## WHAT YOU SHOULD DO
In the entries below, find the line containing "Reproduce this chart" and the line containing "1 mA', 'VOUT2']". Copy those two lines and everything between them exactly, without the pictures.

## PROVIDED ENTRIES
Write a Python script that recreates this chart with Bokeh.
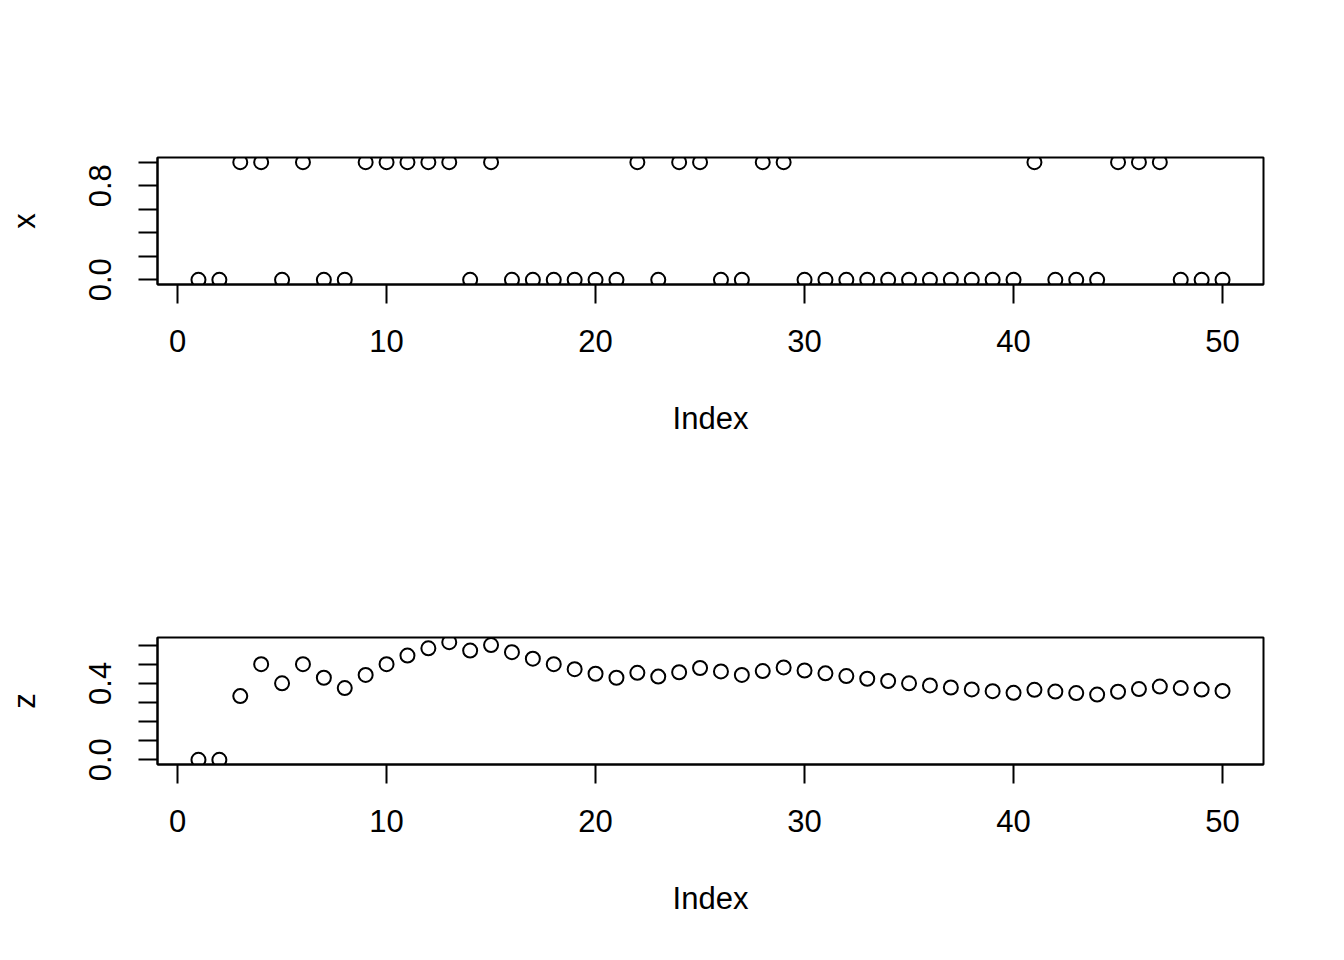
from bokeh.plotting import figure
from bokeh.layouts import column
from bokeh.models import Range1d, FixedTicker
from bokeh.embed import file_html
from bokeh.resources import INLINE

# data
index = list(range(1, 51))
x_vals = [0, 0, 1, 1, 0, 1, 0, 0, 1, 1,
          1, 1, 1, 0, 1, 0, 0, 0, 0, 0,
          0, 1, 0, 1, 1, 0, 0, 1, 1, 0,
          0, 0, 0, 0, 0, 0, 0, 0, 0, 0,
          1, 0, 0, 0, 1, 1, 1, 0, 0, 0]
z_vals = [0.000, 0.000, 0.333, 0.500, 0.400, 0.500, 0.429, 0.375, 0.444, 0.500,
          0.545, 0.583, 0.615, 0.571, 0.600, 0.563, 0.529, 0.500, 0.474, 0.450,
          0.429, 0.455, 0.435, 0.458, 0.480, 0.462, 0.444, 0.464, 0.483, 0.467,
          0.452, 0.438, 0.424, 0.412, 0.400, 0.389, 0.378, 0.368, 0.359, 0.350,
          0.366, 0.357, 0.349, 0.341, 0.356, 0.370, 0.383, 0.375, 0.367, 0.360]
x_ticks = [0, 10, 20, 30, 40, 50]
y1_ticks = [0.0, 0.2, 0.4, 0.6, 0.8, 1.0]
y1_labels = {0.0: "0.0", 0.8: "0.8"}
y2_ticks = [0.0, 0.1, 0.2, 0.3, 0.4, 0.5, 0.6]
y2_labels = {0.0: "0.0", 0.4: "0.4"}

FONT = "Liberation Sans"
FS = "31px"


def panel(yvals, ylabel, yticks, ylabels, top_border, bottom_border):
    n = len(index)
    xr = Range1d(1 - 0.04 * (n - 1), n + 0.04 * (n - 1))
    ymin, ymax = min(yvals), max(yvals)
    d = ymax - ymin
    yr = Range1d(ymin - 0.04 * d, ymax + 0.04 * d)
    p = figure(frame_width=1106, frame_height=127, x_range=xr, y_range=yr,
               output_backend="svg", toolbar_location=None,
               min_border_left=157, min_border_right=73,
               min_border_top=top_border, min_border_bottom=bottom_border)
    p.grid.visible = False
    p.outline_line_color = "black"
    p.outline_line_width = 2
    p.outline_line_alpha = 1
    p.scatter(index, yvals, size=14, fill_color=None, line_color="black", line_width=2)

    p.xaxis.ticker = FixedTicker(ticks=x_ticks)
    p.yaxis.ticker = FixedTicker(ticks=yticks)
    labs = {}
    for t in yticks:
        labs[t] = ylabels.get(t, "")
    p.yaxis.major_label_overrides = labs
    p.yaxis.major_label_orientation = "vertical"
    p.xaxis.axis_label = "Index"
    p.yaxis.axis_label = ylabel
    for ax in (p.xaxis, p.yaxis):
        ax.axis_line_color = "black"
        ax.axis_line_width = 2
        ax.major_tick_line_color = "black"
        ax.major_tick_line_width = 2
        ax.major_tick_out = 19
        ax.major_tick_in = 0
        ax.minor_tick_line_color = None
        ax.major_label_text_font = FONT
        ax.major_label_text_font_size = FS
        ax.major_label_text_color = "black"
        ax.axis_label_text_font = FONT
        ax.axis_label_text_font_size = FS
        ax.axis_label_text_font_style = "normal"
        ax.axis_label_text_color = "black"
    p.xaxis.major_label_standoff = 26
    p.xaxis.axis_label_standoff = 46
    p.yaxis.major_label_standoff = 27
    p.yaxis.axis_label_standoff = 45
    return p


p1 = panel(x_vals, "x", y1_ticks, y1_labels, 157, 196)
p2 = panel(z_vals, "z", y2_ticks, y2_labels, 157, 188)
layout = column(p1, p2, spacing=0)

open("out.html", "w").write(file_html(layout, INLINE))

---

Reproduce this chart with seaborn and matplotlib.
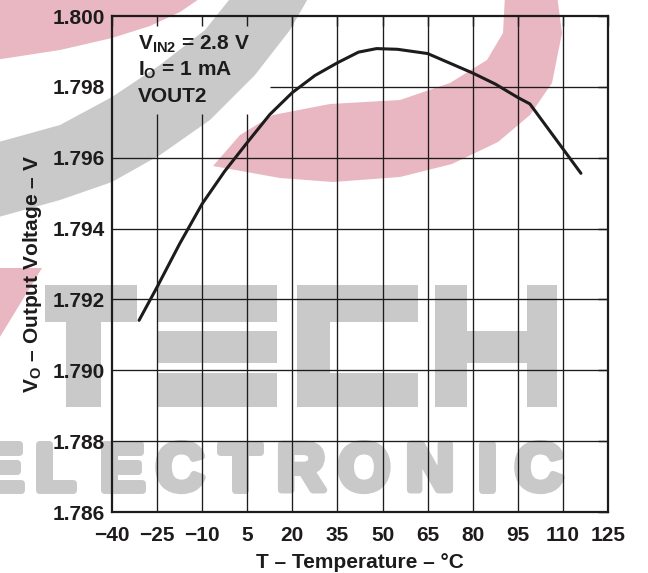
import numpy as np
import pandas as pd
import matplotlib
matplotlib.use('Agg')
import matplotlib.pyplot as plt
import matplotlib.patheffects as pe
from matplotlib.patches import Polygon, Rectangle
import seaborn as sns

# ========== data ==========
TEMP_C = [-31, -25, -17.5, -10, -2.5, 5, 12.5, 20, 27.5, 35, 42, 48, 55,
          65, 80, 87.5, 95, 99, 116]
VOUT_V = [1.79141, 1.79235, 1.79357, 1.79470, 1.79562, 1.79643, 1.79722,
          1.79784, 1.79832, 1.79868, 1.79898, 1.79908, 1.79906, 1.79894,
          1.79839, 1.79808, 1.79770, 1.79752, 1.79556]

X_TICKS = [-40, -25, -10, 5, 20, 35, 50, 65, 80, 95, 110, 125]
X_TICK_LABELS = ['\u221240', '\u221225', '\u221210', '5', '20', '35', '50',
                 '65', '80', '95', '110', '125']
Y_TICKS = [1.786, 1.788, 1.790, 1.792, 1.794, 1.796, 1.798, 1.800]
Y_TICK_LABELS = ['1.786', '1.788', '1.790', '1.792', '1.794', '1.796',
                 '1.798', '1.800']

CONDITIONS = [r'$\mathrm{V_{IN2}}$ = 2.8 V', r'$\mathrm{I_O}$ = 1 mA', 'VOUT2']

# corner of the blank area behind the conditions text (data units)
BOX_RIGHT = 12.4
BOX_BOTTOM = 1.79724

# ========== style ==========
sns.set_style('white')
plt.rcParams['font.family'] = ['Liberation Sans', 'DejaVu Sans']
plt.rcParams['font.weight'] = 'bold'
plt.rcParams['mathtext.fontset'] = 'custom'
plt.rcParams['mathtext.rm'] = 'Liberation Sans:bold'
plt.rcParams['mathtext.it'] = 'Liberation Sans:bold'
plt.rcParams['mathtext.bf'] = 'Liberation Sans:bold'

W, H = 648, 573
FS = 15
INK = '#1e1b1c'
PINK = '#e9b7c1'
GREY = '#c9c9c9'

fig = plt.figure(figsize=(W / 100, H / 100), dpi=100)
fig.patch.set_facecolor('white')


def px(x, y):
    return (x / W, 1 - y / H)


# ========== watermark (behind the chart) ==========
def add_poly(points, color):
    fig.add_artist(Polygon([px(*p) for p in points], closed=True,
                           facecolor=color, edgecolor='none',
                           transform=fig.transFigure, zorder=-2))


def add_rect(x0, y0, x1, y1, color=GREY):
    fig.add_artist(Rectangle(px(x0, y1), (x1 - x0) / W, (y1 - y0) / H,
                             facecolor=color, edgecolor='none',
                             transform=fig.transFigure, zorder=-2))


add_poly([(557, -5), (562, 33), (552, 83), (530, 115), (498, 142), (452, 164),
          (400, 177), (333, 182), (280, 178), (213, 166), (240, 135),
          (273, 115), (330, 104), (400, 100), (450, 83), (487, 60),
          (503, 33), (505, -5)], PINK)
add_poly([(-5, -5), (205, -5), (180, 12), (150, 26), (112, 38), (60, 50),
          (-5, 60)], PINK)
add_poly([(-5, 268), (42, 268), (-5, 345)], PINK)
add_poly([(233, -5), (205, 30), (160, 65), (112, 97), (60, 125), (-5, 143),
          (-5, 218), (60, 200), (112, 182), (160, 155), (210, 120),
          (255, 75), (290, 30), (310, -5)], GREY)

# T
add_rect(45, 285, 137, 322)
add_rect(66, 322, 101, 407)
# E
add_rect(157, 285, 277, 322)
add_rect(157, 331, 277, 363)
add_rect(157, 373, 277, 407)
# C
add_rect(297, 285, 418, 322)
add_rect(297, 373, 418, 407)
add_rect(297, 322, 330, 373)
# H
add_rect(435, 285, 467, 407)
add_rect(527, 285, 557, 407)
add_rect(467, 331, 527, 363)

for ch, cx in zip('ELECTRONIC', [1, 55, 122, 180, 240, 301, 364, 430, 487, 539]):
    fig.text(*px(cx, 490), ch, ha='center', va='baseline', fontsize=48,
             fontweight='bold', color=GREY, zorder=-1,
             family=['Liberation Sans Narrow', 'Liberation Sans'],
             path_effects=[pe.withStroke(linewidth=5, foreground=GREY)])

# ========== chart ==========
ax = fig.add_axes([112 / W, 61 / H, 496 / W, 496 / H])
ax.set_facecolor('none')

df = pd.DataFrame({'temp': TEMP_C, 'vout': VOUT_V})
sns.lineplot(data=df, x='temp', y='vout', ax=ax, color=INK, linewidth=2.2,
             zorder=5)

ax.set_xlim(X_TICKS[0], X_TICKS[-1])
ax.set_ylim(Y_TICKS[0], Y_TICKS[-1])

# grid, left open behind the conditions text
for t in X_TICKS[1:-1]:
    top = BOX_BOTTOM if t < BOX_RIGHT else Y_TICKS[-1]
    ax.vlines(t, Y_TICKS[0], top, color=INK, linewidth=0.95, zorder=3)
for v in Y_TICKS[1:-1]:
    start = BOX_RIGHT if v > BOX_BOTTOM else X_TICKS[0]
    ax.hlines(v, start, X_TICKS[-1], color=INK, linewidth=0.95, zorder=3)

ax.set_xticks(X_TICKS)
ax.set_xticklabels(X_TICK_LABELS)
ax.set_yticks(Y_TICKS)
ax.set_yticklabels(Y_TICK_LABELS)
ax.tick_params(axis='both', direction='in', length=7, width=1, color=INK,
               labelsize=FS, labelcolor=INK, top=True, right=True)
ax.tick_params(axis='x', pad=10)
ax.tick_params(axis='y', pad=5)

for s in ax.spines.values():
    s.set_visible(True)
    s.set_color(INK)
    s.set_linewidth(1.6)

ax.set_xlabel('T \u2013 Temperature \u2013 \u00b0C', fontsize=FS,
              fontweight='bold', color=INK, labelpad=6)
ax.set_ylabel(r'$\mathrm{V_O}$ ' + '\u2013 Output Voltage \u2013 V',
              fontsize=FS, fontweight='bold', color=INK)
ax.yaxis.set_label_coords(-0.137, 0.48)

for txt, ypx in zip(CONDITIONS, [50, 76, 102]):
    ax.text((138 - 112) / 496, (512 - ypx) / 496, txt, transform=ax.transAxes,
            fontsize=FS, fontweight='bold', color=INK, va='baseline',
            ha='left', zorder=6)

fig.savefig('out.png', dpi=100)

## THE OUTPUT
Reproduce this chart with seaborn and matplotlib.
import numpy as np
import pandas as pd
import matplotlib
matplotlib.use('Agg')
import matplotlib.pyplot as plt
import matplotlib.patheffects as pe
from matplotlib.patches import Polygon, Rectangle
import seaborn as sns

# ========== data ==========
TEMP_C = [-31, -25, -17.5, -10, -2.5, 5, 12.5, 20, 27.5, 35, 42, 48, 55,
          65, 80, 87.5, 95, 99, 116]
VOUT_V = [1.79141, 1.79235, 1.79357, 1.79470, 1.79562, 1.79643, 1.79722,
          1.79784, 1.79832, 1.79868, 1.79898, 1.79908, 1.79906, 1.79894,
          1.79839, 1.79808, 1.79770, 1.79752, 1.79556]

X_TICKS = [-40, -25, -10, 5, 20, 35, 50, 65, 80, 95, 110, 125]
X_TICK_LABELS = ['\u221240', '\u221225', '\u221210', '5', '20', '35', '50',
                 '65', '80', '95', '110', '125']
Y_TICKS = [1.786, 1.788, 1.790, 1.792, 1.794, 1.796, 1.798, 1.800]
Y_TICK_LABELS = ['1.786', '1.788', '1.790', '1.792', '1.794', '1.796',
                 '1.798', '1.800']

CONDITIONS = [r'$\mathrm{V_{IN2}}$ = 2.8 V', r'$\mathrm{I_O}$ = 1 mA', 'VOUT2']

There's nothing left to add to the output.